Advice from Sandeman Events

Natasha from Sandeman Events kindly gave her time to talk to us about finding venues. And she had lots of fantastic tips!

  1. When approaching venues, emphasise that this is a charitable community event. Although you're not raising money, this is an event to help local families who are affected by MS. People may not be aware that you and your team are volunteers; and that the Digesting Science team have, through grant applications, fully funded the project. No one is making any profit! Using words like 'charitable' 'local' 'community' and 'families' help to get the point across and make venues more amenable to giving you their space for free.
  2. In addition to using those key words when approaching venues, have in mind who is benefitting. Tell venues a little about the event and how it will help children, and people with MS. If they want to know more, direct them to our Facebook page where they can see pictures of events in action and lots of smiling people!
  3. Try the council. If you can, get in touch with your local council or attend a council meeting. They will not only know venues, but the big community movers and shakers are usually part of, or in close touch with, the local council. You'll meet people who will be willing to help, or fund, or give time or their space to run the event. People can be incredibly generous, but you have to ask them first!
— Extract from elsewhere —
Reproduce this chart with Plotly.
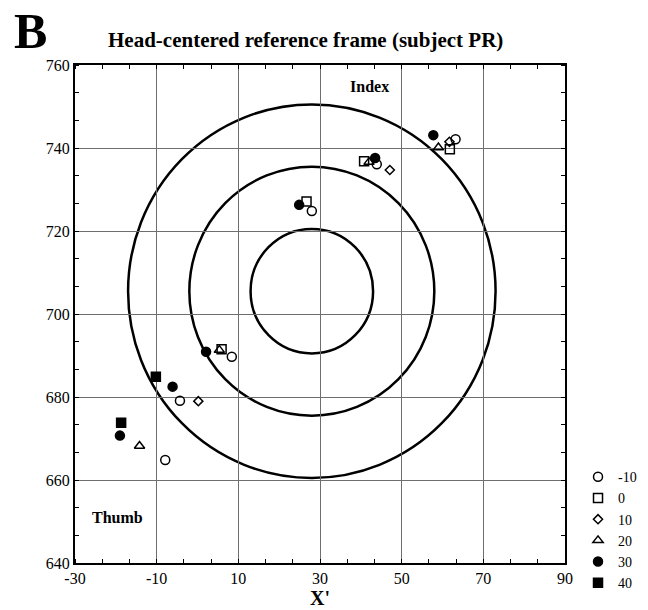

  4. Think local. Have you got community noticeboards, or (the 21st century version) a local Facebook group? It's worth putting out a call for help on finding a venue on a local social media group or well-used noticeboard. You never know who may respond with offers of help! And ask anyone and everyone you know. It could even be that a person who owns a big house with enough space (ok a really big house, but you never know!) could offer their home.
  5. If you know any cafes or businesses with a suitable space, go and ask them directly (see tip 1). Remember, they can talk about how they've hosted the event, which is advertising for them and boosts their local profile.
  6. Big event venues often allocate a certain number of days per year that they set aside for events that are for a good cause. They use this allowance to let people run their events free of charge. So don't rule out venues that ordinarily would cater for weddings, large corporate events or private parties. Don't be afraid to ring and ask! They are benefitting from fulfilling their corporate social responsibility and helping out people in their community.